Das ist ein natürlicher Prozess, der sich bei mir allein schon durch die Werke ergeben hat, die ich neben Bach dirigiert habe. Ob Heinrich Schütz oder Jean-Baptiste Lully, ob deutsche Passionsmusiker oder französische Motettenkomponisten, alles findet sich letztlich irgendwo in Bach wieder.

Heisst das auch, dass Sie Bachs Werk heute ganz anders sehen und aufführen als vor 25 Jahren?

Natürlich. Ich bin ja sozusagen ein Bach-Interpret der zweiten Generation und stand zehn Jahre lang unter dem Bann der Bach-Wiederentdecker Nikolaus Harnoncourt und Gustav Leonhardt, mit dem ich schon früh zusammengearbeitet habe. Damals ging es in erster Linie darum, ein Bewusstsein für die richtige Phrasierung, Ornamentierung und Spieltechnik zurückzugewinnen. Erst nach zehn Jahren Lehrzeit habe ich es geschafft, diese Stilmittel als Handwerkszeug zu sehen, und mit ihrer Hilfe den Bach zu machen, von dem ich persönlich überzeugt bin. Denn natürlich spiegelt sich in meinen Konzerten immer stärker auch meine Persönlichkeit.
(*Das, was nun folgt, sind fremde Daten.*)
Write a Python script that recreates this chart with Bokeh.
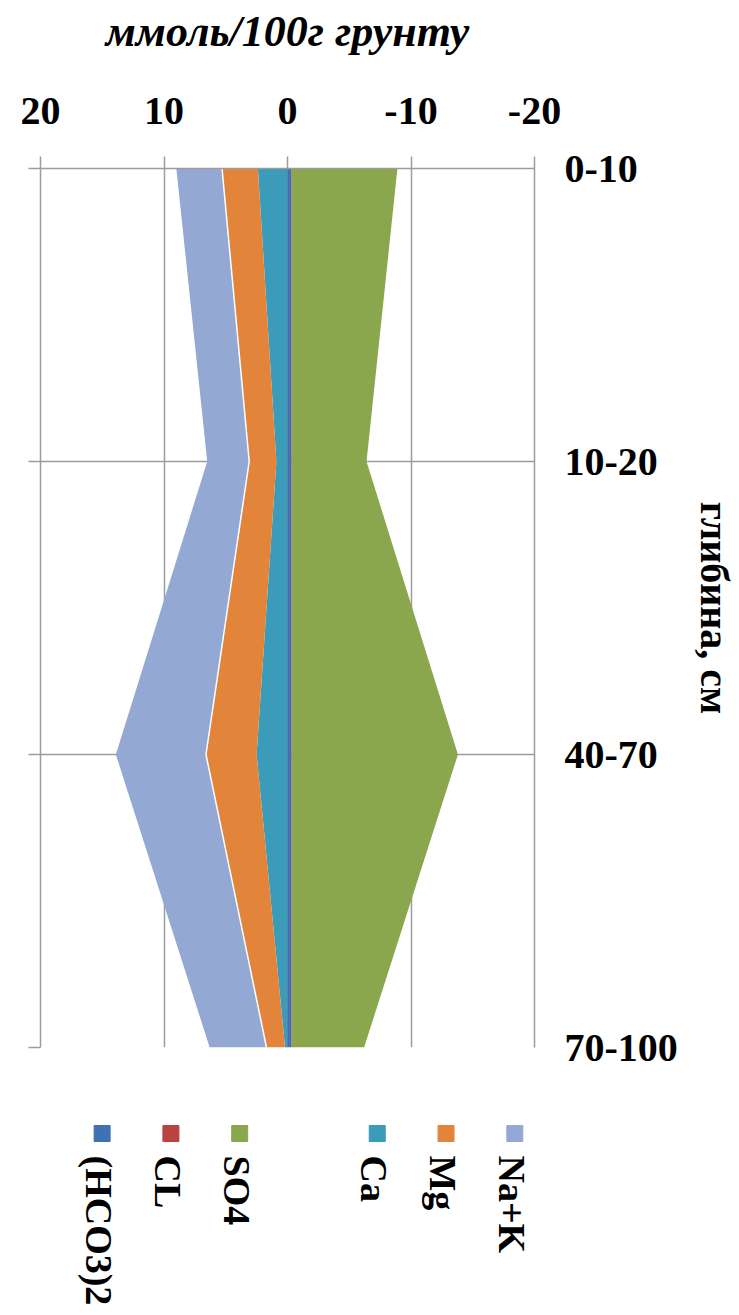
import math
from bokeh.plotting import figure
from bokeh.models import ColumnDataSource, Range1d, LinearAxis, FixedTicker
from bokeh.layouts import column
from bokeh.embed import file_html
from bokeh.resources import INLINE
from bokeh.core.properties import value
from bokeh.transform import stack

# ---------------- data ----------------
depth_labels = ["0-10", "10-20", "40-70", "70-100"]
ca = [2.4, 0.9, 2.5, 0.2]
mg = [2.9, 2.2, 4.1, 1.5]
na_k = [3.7, 3.4, 7.3, 4.6]
hco3 = [-0.3, -0.3, -0.3, -0.3]
cl = [-0.05, -0.05, -0.05, -0.05]
so4 = [-8.55, -6.05, -13.45, -5.85]

x_ticks = [20, 10, 0, -10, -20]
x_tick_labels = ["20", "10", "0", "-10", "-20"]

legend_labels = ["(HCO3)2", "CL", "SO4", "Ca", "Mg", "Na+K"]

# ---------------- styles ----------------
C_HCO3 = "#4071B5"
C_CL = "#B9433F"
C_SO4 = "#8AA74E"
C_CA = "#3A9CB8"
C_MG = "#E3843B"
C_NAK = "#93A9D4"
GRID = "#9c9c9c"
SERIF = "Liberation Serif"

legend_colors = [C_HCO3, C_CL, C_SO4, C_CA, C_MG, C_NAK]
legend_slots = [0, 1, 2, 4, 5, 6]

pos = list(range(len(depth_labels)))
src = ColumnDataSource(dict(y=pos, ca=ca, mg=mg, nak=na_k, hco3=hco3, cl=cl, so4=so4))

p = figure(width=739, height=1093,
           x_range=Range1d(20, -20), y_range=Range1d(len(depth_labels) - 1, 0),
           x_axis_location="above", y_axis_location="right",
           output_backend="svg", toolbar_location=None,
           min_border_left=40, min_border_right=202, min_border_top=168, min_border_bottom=46)
p.outline_line_color = None
p.background_fill_color = "white"
p.border_fill_color = "white"

# top axis
xa = p.xaxis[0]
xa.ticker = FixedTicker(ticks=x_ticks)
xa.major_label_overrides = {t: l for t, l in zip(x_ticks, x_tick_labels)}
xa.major_tick_out = 12
xa.major_tick_in = 0
xa.minor_tick_line_color = None
xa.major_tick_line_color = GRID
xa.major_tick_line_width = 1.5
xa.axis_line_color = GRID
xa.axis_line_width = 1.5
xa.major_label_text_font = SERIF
xa.major_label_text_font_style = "bold"
xa.major_label_text_font_size = "40px"
xa.major_label_text_color = "black"
xa.major_label_standoff = 33
xa.axis_label = "ммоль/100г грунту"
xa.axis_label_text_font = SERIF
xa.axis_label_text_font_style = "bold italic"
xa.axis_label_text_font_size = "44px"
xa.axis_label_text_color = "black"
xa.axis_label_standoff = 39

# right axis (depth categories)
ya = p.yaxis[0]
ya.ticker = FixedTicker(ticks=pos)
ya.major_label_overrides = {i: l for i, l in zip(pos, depth_labels)}
ya.major_tick_out = 0
ya.major_tick_in = 0
ya.minor_tick_line_color = None
ya.axis_line_color = GRID
ya.axis_line_width = 1.5
ya.major_label_text_font = SERIF
ya.major_label_text_font_style = "bold"
ya.major_label_text_font_size = "40px"
ya.major_label_text_color = "black"
ya.major_label_standoff = 30
ya.axis_label = "глибина, см"
ya.axis_label_text_font = SERIF
ya.axis_label_text_font_style = "bold"
ya.axis_label_text_font_size = "40px"
ya.axis_label_text_color = "black"
ya.axis_label_standoff = 11

# left axis: only outward tick marks at the categories
la = LinearAxis(ticker=FixedTicker(ticks=pos), major_label_text_color=None,
                major_tick_out=12, major_tick_in=0, minor_tick_line_color=None,
                major_tick_line_color=GRID, major_tick_line_width=1.5,
                axis_line_color=GRID, axis_line_width=1.5, major_label_standoff=0)
p.add_layout(la, "left")

for g in p.grid:
    g.grid_line_color = GRID
    g.grid_line_width = 1.5

# stacked areas: cations to the left (positive), anions to the right (negative)
p.harea_stack(["ca", "mg", "nak"], y="y", source=src, color=[C_CA, C_MG, C_NAK])
p.harea_stack(["hco3", "cl", "so4"], y="y", source=src, color=[C_HCO3, C_CL, C_SO4])
p.line(x=stack("ca", "mg"), y="y", source=src, line_color="white", line_width=1.5)

# ---------------- legend (separate strip below, frame aligned with the chart) ----------------
lsrc = ColumnDataSource(dict(slot=legend_slots, label=legend_labels, color=legend_colors))
lg = figure(width=739, height=222, x_range=Range1d(-0.896, 6.286), y_range=Range1d(222, 0),
            output_backend="svg", toolbar_location=None,
            min_border_left=40, min_border_right=202, min_border_top=0, min_border_bottom=0,
            x_axis_location=None, y_axis_location=None)
lg.outline_line_color = None
lg.grid.visible = False
lg.scatter(x="slot", y=40, marker="square", size=16, color="color", source=lsrc)
lg.text(x="slot", y=62, text="label", source=lsrc, angle=-math.pi / 2,
        text_align="left", text_baseline="middle", x_offset=-3,
        text_font=value(SERIF), text_font_style="bold",
        text_font_size="38px", text_color="black")

layout = column(p, lg, spacing=0)
open("out.html", "w").write(file_html(layout, INLINE))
Innerhalb der Alten-Musik-Szene haben sie Leute wie Ton Koopman, Joos van Immerseel oder eben mich, die innerhalb eines stilistischen Rahmens trotzdem ganz individuelle Interpreten sind. Eine absolute Wahrheit gibt es nicht.

Neben ihrer religiösen hat Bachs Musik auch eine ausgeprägt dramatische Seite. Stecken in den Passionen nicht auch Opern?

Auch wenn es ketzerisch ist, was ich sage: Es mag ja schöne Opern geben, aber wer große Musik schreiben will, schreibt geistliche Musik. Und Bachs Musik ist große Musik.

Können Sie sich nach all den Jahren Bach auch als Menschen vorstellen?

Nein, wenn ich Bach denke, denke ich Musik. Bach ist der Mystiker, dessen Blick ganz auf das Innere gerichtet war, deshalb ist alles Äußerliche, Weltliche bei ihm unwichtig.